• [What you need to do]
Please transcribe the listing below in full and word for word, without its pictures.

+++ Material provided

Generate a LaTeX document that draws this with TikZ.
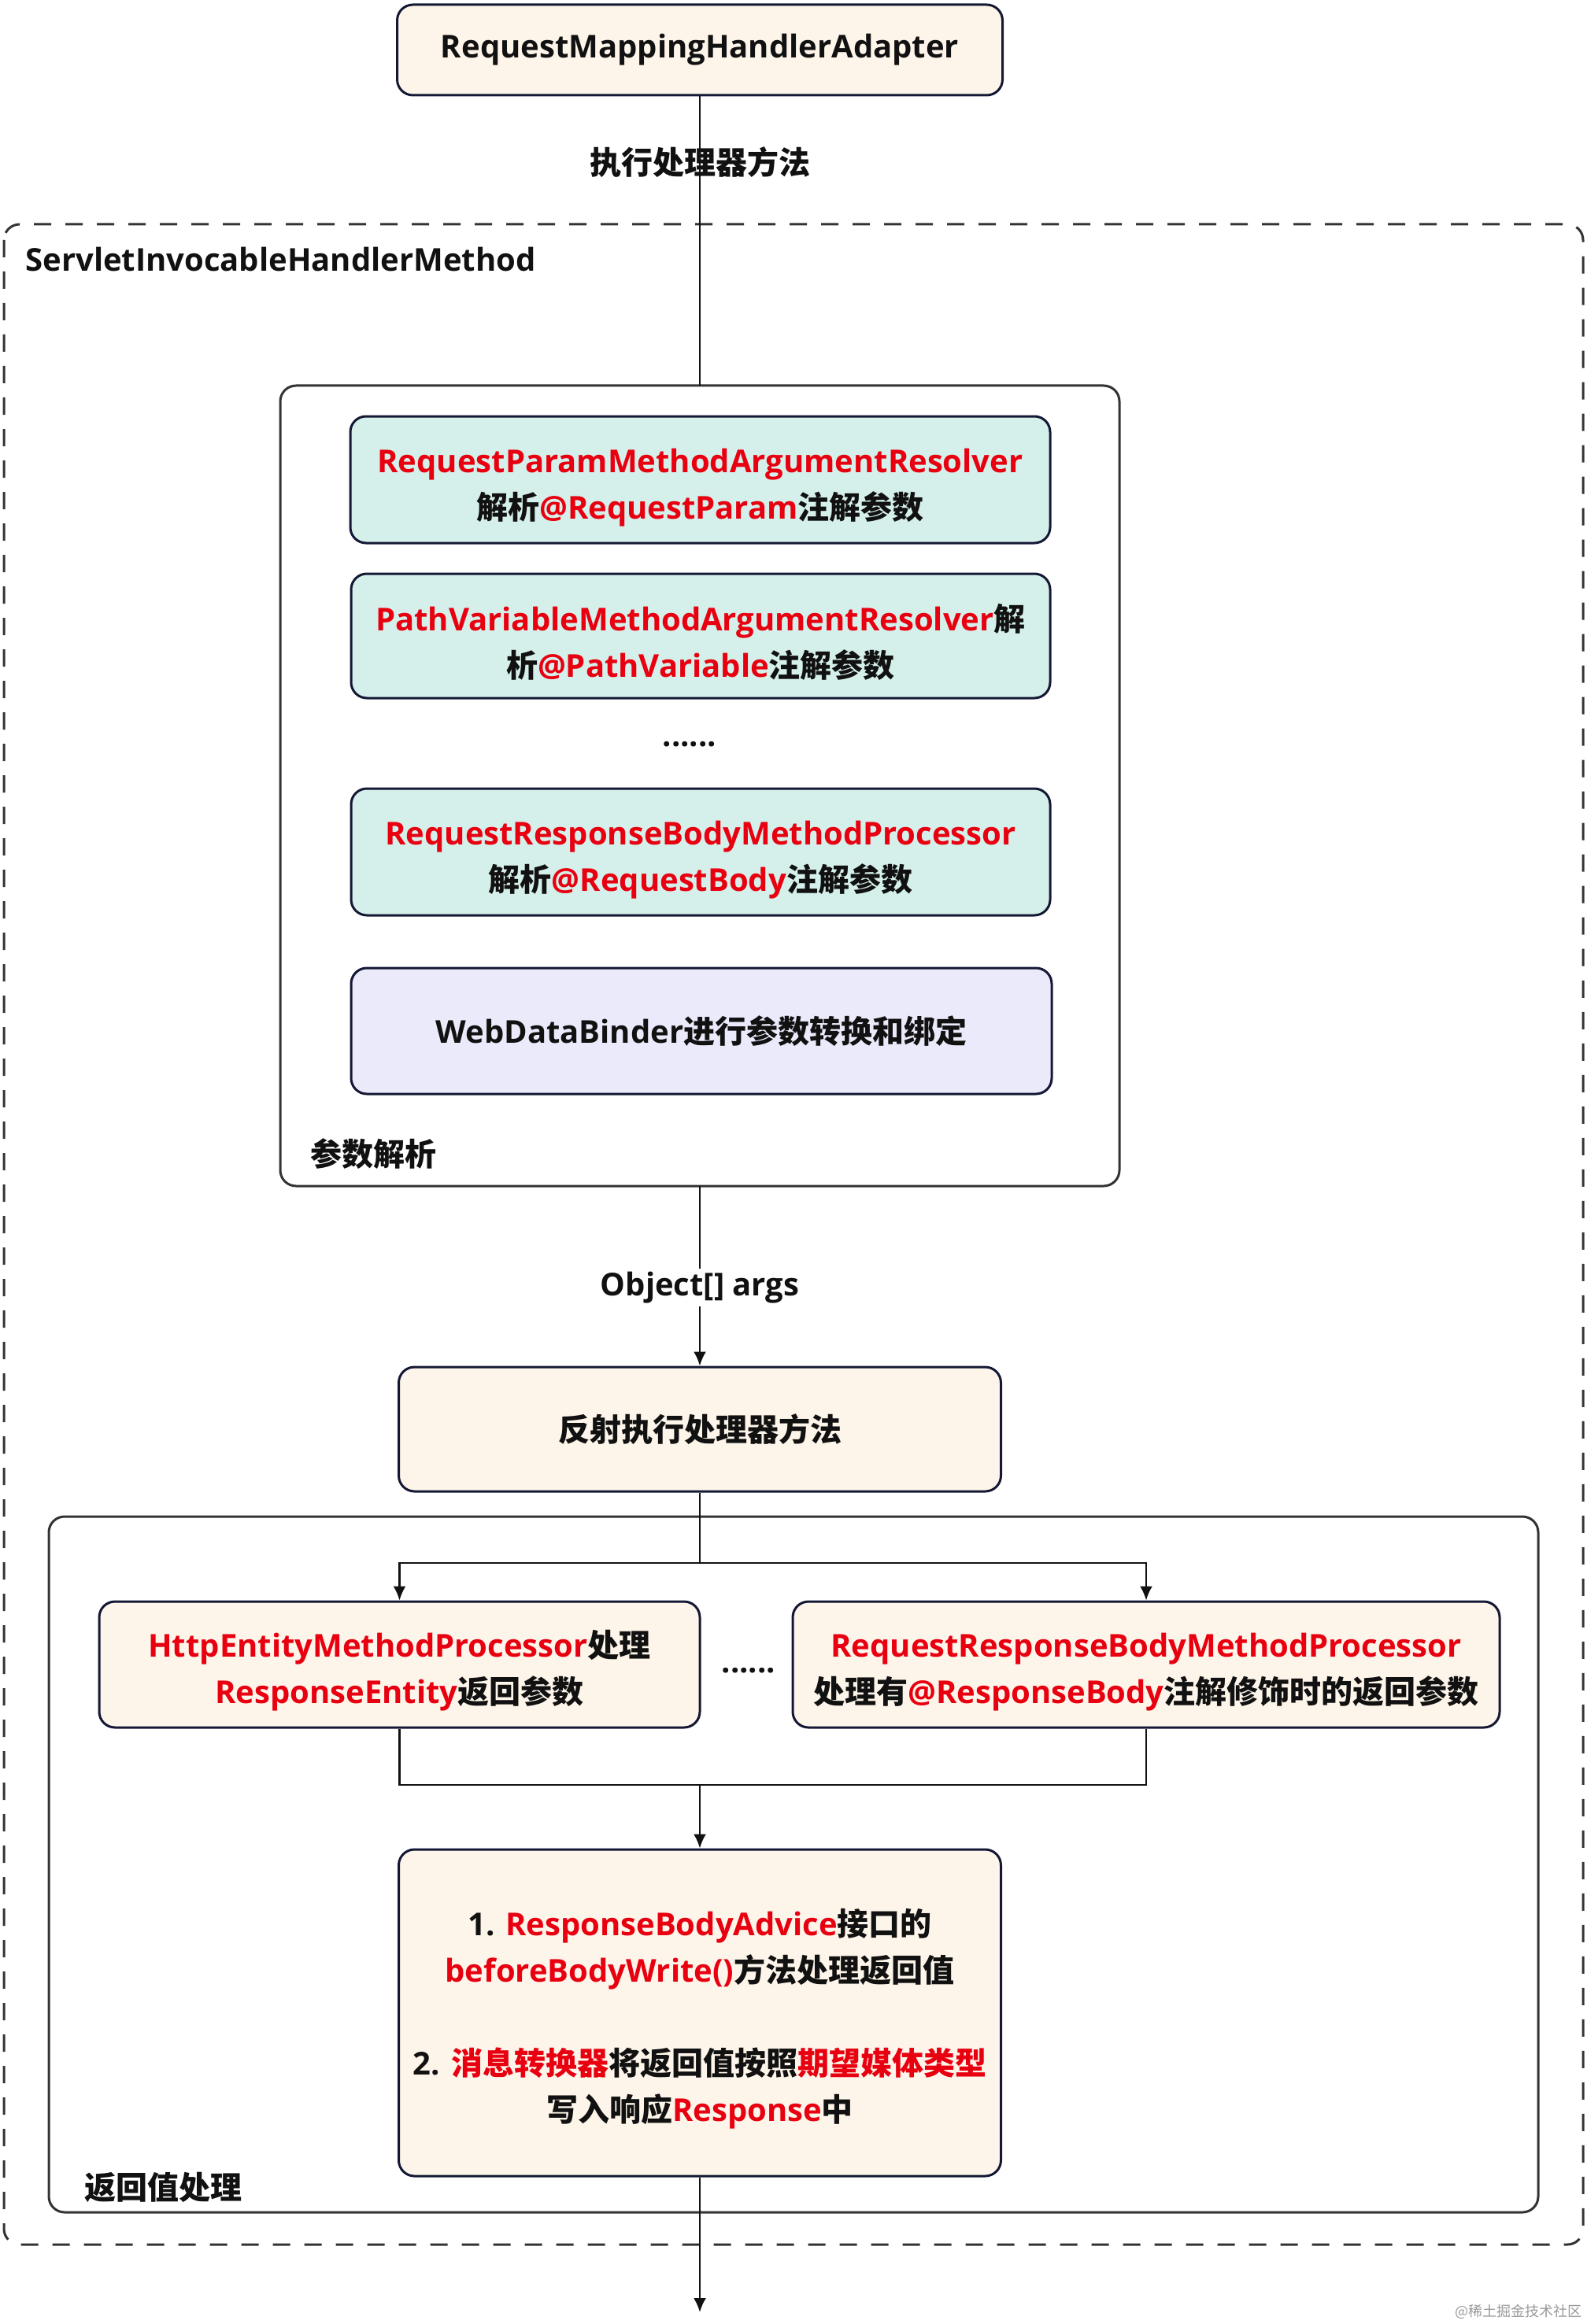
\documentclass[tikz,border=0pt]{standalone}
\usepackage{fontspec}
\setmainfont{Open Sans}
\newfontfamily\cjk{Noto Sans CJK SC}
\usetikzlibrary{arrows.meta}
\definecolor{myred}{RGB}{232,0,16}
\definecolor{boxline}{RGB}{20,24,52}
\definecolor{contline}{RGB}{51,51,51}
\definecolor{creamfill}{RGB}{253,245,234}
\definecolor{tealfill}{RGB}{213,240,234}
\definecolor{lavfill}{RGB}{234,234,250}
\definecolor{txt}{RGB}{17,17,17}
\newcommand\zh[1]{{\cjk #1}}
\newcommand\rd[1]{\textcolor{myred}{#1}}
\newcommand\fs{\rule{0pt}{25pt}}
\begin{document}
\begin{tikzpicture}[x=0.5pt,y=-0.5pt,
  txtfont/.style={font=\bfseries\fontsize{20}{29.5}\selectfont, text=txt},
  box/.style={draw=boxline, line width=1.5pt, rounded corners=10pt, align=center, inner sep=0pt, txtfont},
  creambox/.style={box, fill=creamfill},
  tealbox/.style={box, fill=tealfill},
  lavbox/.style={box, fill=lavfill},
  container/.style={draw=contline, line width=1.5pt, rounded corners=10pt},
  dashcont/.style={draw=contline, line width=1.5pt, rounded corners=10pt, dash pattern=on 11pt off 9pt},
  conn/.style={draw=txt, line width=1.2pt},
  arrow/.style={conn, -{Latex[length=9pt,width=8pt]}},
  lbl/.style={txtfont, inner sep=0pt},
]
\useasboundingbox (0,0) rectangle (2016,2953);

% containers
\draw[dashcont] (5,285) rectangle (2011,2852);
\node[lbl, anchor=base west] (servlet) at (32,345) {ServletInvocableHandlerMethod};

\draw[container, fill=white] (356,490) rectangle (1422,1507);
\node (param) [minimum width=533pt, minimum height=508.5pt, inner sep=0pt] at (889,998.5) {};
\node[lbl, anchor=west] (paramlbl) at (394,1466) {\zh{参数解析}};

\draw[container] (62,1927) rectangle (1954,2811);
\node[lbl, anchor=west] (retlbl) at (107,2779) {\zh{返回值处理}};

% top
\node[creambox, minimum width=384.5pt, minimum height=57.5pt] (top) at (889,63.5) {RequestMappingHandlerAdapter};

% resolvers
\node[tealbox, minimum width=444.5pt, minimum height=80.5pt] (r1) at (889.5,609.5)
  {\fs\rd{RequestParamMethodArgumentResolver}\\\zh{解析}\rd{@RequestParam}\zh{注解参数}};
\node[tealbox, minimum width=444pt, minimum height=79pt] (r2) at (890,808)
  {\fs\rd{PathVariableMethodArgumentResolver}\zh{解}\\\zh{析}\rd{@PathVariable}\zh{注解参数}};
\node[lbl] (dots1) at (876,946) {......};
\node[tealbox, minimum width=444pt, minimum height=80.5pt] (r3) at (890,1082.5)
  {\fs\rd{RequestResponseBodyMethodProcessor}\\\zh{解析}\rd{@RequestBody}\zh{注解参数}};
\node[lavbox, minimum width=445pt, minimum height=80pt] (wdb) at (891,1310)
  {WebDataBinder\zh{进行参数转换和绑定}};

% reflect
\node[creambox, minimum width=382.5pt, minimum height=79pt] (reflect) at (889,1816) {\zh{反射执行处理器方法}};

% return handlers
\node[creambox, minimum width=381.5pt, minimum height=80pt] (left) at (507.5,2115)
  {\fs\rd{HttpEntityMethodProcessor}\zh{处理}\\\rd{ResponseEntity}\zh{返回参数}};
\node[creambox, minimum width=449pt, minimum height=80pt] (right) at (1456,2115)
  {\fs\rd{RequestResponseBodyMethodProcessor}\\\zh{处理有}\rd{@ResponseBody}\zh{注解修饰时的返回参数}};
\node[lbl] (dots2) at (951,2123) {......};

\node[creambox, minimum width=382.5pt, minimum height=207.5pt] (final) at (889,2557.5)
  {\fs 1. \rd{ResponseBodyAdvice}\zh{接口的}\\\rd{beforeBodyWrite()}\zh{方法处理返回值}\\[29.5pt]
   2. \rd{\zh{消息转换器}}\zh{将返回值按照}\rd{\zh{期望媒体类型}}\\\zh{写入响应}\rd{Response}\zh{中}};

% connectors
\draw[conn] (top.south) -- (param.north);
\node[lbl] (exec) at (889,206) {\zh{执行处理器方法}};

\draw[arrow] (param.south) -- node[lbl, fill=white, pos=0.565, inner sep=2pt] (args) {Object[] args} (reflect.north);

\coordinate (split) at (889,1986);
\coordinate (merge) at (889,2268);
\coordinate (out) at (889,2938);
\draw[conn] (reflect.south) -- (split);
\draw[arrow] (split) -| (left.north);
\draw[arrow] (split) -| (right.north);
\draw[conn] (left.south) |- (merge);
\draw[conn] (right.south) |- (merge);
\draw[arrow] (merge) -- (final.north);
\draw[arrow] (final.south) -- (out);

\node[anchor=east, text=black!40, font=\cjk\fontsize{9}{10}\selectfont, inner sep=0pt] (wm) at (2010,2937) {@稀土掘金技术社区};
\end{tikzpicture}
\end{document}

++++++

• [Result of the task]
Generate a LaTeX document that draws this with TikZ.
\documentclass[tikz,border=0pt]{standalone}
\usepackage{fontspec}
\setmainfont{Open Sans}
\newfontfamily\cjk{Noto Sans CJK SC}
\usetikzlibrary{arrows.meta}
\definecolor{myred}{RGB}{232,0,16}
\definecolor{boxline}{RGB}{20,24,52}
\definecolor{contline}{RGB}{51,51,51}
\definecolor{creamfill}{RGB}{253,245,234}
\definecolor{tealfill}{RGB}{213,240,234}
\definecolor{lavfill}{RGB}{234,234,250}
\definecolor{txt}{RGB}{17,17,17}
\newcommand\zh[1]{{\cjk #1}}
\newcommand\rd[1]{\textcolor{myred}{#1}}
\newcommand\fs{\rule{0pt}{25pt}}
\begin{document}
\begin{tikzpicture}[x=0.5pt,y=-0.5pt,
  txtfont/.style={font=\bfseries\fontsize{20}{29.5}\selectfont, text=txt},
  box/.style={draw=boxline, line width=1.5pt, rounded corners=10pt, align=center, inner sep=0pt, txtfont},
  creambox/.style={box, fill=creamfill},
  tealbox/.style={box, fill=tealfill},
  lavbox/.style={box, fill=lavfill},
  container/.style={draw=contline, line width=1.5pt, rounded corners=10pt},
  dashcont/.style={draw=contline, line width=1.5pt, rounded corners=10pt, dash pattern=on 11pt off 9pt},
  conn/.style={draw=txt, line width=1.2pt},
  arrow/.style={conn, -{Latex[length=9pt,width=8pt]}},
  lbl/.style={txtfont, inner sep=0pt},
]
\useasboundingbox (0,0) rectangle (2016,2953);

% containers
\draw[dashcont] (5,285) rectangle (2011,2852);
\node[lbl, anchor=base west] (servlet) at (32,345) {ServletInvocableHandlerMethod};

\draw[container, fill=white] (356,490) rectangle (1422,1507);
\node (param) [minimum width=533pt, minimum height=508.5pt, inner sep=0pt] at (889,998.5) {};
\node[lbl, anchor=west] (paramlbl) at (394,1466) {\zh{参数解析}};

\draw[container] (62,1927) rectangle (1954,2811);
\node[lbl, anchor=west] (retlbl) at (107,2779) {\zh{返回值处理}};

% top
\node[creambox, minimum width=384.5pt, minimum height=57.5pt] (top) at (889,63.5) {RequestMappingHandlerAdapter};

% resolvers
\node[tealbox, minimum width=444.5pt, minimum height=80.5pt] (r1) at (889.5,609.5)
  {\fs\rd{RequestParamMethodArgumentResolver}\\\zh{解析}\rd{@RequestParam}\zh{注解参数}};
\node[tealbox, minimum width=444pt, minimum height=79pt] (r2) at (890,808)
  {\fs\rd{PathVariableMethodArgumentResolver}\zh{解}\\\zh{析}\rd{@PathVariable}\zh{注解参数}};
\node[lbl] (dots1) at (876,946) {......};
\node[tealbox, minimum width=444pt, minimum height=80.5pt] (r3) at (890,1082.5)
  {\fs\rd{RequestResponseBodyMethodProcessor}\\\zh{解析}\rd{@RequestBody}\zh{注解参数}};
\node[lavbox, minimum width=445pt, minimum height=80pt] (wdb) at (891,1310)
  {WebDataBinder\zh{进行参数转换和绑定}};

% reflect
\node[creambox, minimum width=382.5pt, minimum height=79pt] (reflect) at (889,1816) {\zh{反射执行处理器方法}};

% return handlers
\node[creambox, minimum width=381.5pt, minimum height=80pt] (left) at (507.5,2115)
  {\fs\rd{HttpEntityMethodProcessor}\zh{处理}\\\rd{ResponseEntity}\zh{返回参数}};
\node[creambox, minimum width=449pt, minimum height=80pt] (right) at (1456,2115)
  {\fs\rd{RequestResponseBodyMethodProcessor}\\\zh{处理有}\rd{@ResponseBody}\zh{注解修饰时的返回参数}};
\node[lbl] (dots2) at (951,2123) {......};

\node[creambox, minimum width=382.5pt, minimum height=207.5pt] (final) at (889,2557.5)
  {\fs 1. \rd{ResponseBodyAdvice}\zh{接口的}\\\rd{beforeBodyWrite()}\zh{方法处理返回值}\\[29.5pt]
   2. \rd{\zh{消息转换器}}\zh{将返回值按照}\rd{\zh{期望媒体类型}}\\\zh{写入响应}\rd{Response}\zh{中}};

% connectors
\draw[conn] (top.south) -- (param.north);
\node[lbl] (exec) at (889,206) {\zh{执行处理器方法}};

\draw[arrow] (param.south) -- node[lbl, fill=white, pos=0.565, inner sep=2pt] (args) {Object[] args} (reflect.north);

\coordinate (split) at (889,1986);
\coordinate (merge) at (889,2268);
\coordinate (out) at (889,2938);
\draw[conn] (reflect.south) -- (split);
\draw[arrow] (split) -| (left.north);
\draw[arrow] (split) -| (right.north);
\draw[conn] (left.south) |- (merge);
\draw[conn] (right.south) |- (merge);
\draw[arrow] (merge) -- (final.north);
\draw[arrow] (final.south) -- (out);

\node[anchor=east, text=black!40, font=\cjk\fontsize{9}{10}\selectfont, inner sep=0pt] (wm) at (2010,2937) {@稀土掘金技术社区};
\end{tikzpicture}
\end{document}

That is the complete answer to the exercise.